You see, the conversation over Green Technology is soon no longer going to be about "what if," the questions will become "what now." After all, it will be American companies setting up these algae energy facilities in foreign countries, shifting the global energy center of gravity away from the Middle East and into places of cheap labor like South America, Africa, and southeast Asia.
With the ability to build mature 200,000+ bpd SVO facilities in 3-4 years, the transformation is going to happen a lot quicker than people think.

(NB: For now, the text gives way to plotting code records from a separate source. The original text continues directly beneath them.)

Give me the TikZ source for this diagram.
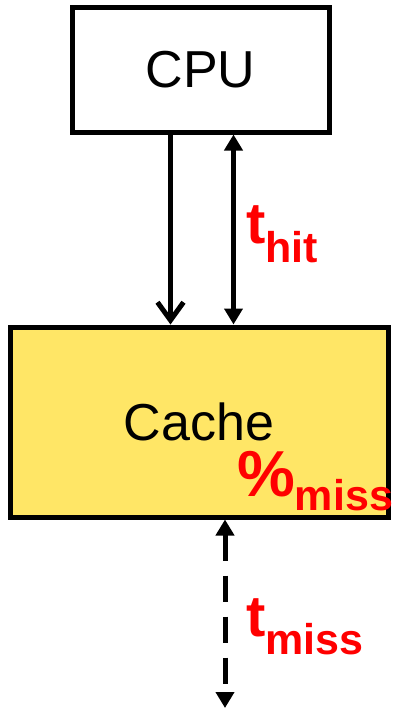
\documentclass[tikz,border=0pt]{standalone}
\usepackage{fontspec}
\setmainfont{Liberation Sans}
\usepackage{xcolor}
\usetikzlibrary{arrows.meta}

\definecolor{cacheyellow}{RGB}{255,230,102}

\begin{document}
\begin{tikzpicture}[x=1pt, y=-1pt,
    unit/.style={draw=black, line width=5pt, inner sep=0pt, font=\fontsize{52}{52}\selectfont},
    lat/.style={red, inner sep=0pt, anchor=base west},
    wire/.style={line width=5pt}]
  \useasboundingbox (0,0) rectangle (392,710);

  % boxes
  \node[unit, minimum width=257pt, minimum height=125pt] (cpu) at (200.5,69.5) {CPU};
  \node[unit, fill=cacheyellow, minimum width=378pt, minimum height=190pt] (cache) at (199,422) {Cache};
  \coordinate (mem) at (225,708);

  % connectors
  \draw[wire, -{Straight Barb[length=18pt, width=26pt]}] ([xshift=-30pt]cpu.south) -- ([xshift=-30pt]cpu.south |- cache.north);
  \draw[wire, {Triangle[length=16pt, width=18pt]}-{Triangle[length=16pt, width=18pt]}] ([xshift=33pt]cpu.south) -- ([xshift=33pt]cpu.south |- cache.north);
  \draw[wire, dash pattern=on 26pt off 15pt, {Triangle[length=16pt, width=18pt]}-{Triangle[length=16pt, width=18pt]}] ([xshift=26pt]cache.south) -- (mem);

  % latencies
  \node[lat, font=\bfseries\fontsize{58}{58}\selectfont] (thit) at (246,243) {t\raisebox{-19pt}{\fontsize{43}{43}\selectfont hit}};
  \node[lat, font=\bfseries\fontsize{65}{65}\selectfont] (pmiss) at (237,496) {\%\raisebox{-14pt}{\fontsize{43}{43}\selectfont miss}};
  \node[lat, font=\bfseries\fontsize{58}{58}\selectfont] (tmiss) at (246,636) {t\raisebox{-18pt}{\fontsize{43}{43}\selectfont miss}};
\end{tikzpicture}
\end{document}
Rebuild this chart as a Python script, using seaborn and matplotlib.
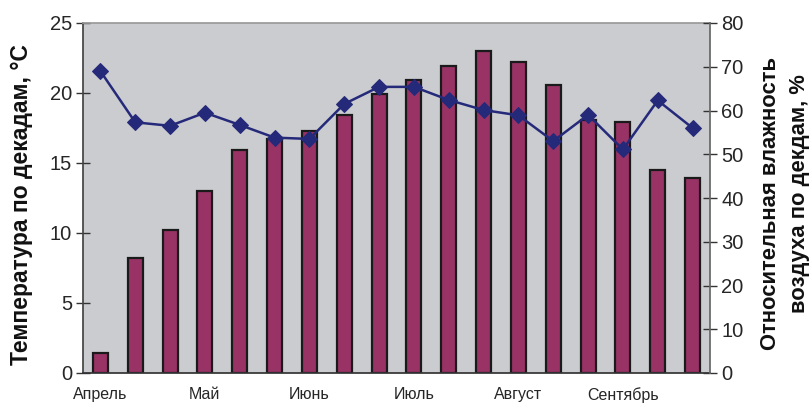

I'm not even going to bother making the bonus points on how this positively influences food and water resources, which will make the algae technologies even more desirable to investors, including governments having problems with inland fishery problems.
The real conversation is whether you have even considered how this is going to change your near-term wargame? You better give it more than a thought or two, the decade of energy change will be 2010-2019. Want to hold me to a prediction? Hold me to this one... we will see the first billion+ dollar Algae Energy contracts to produce large quantities of SVO by 2Q 2010, if not sooner.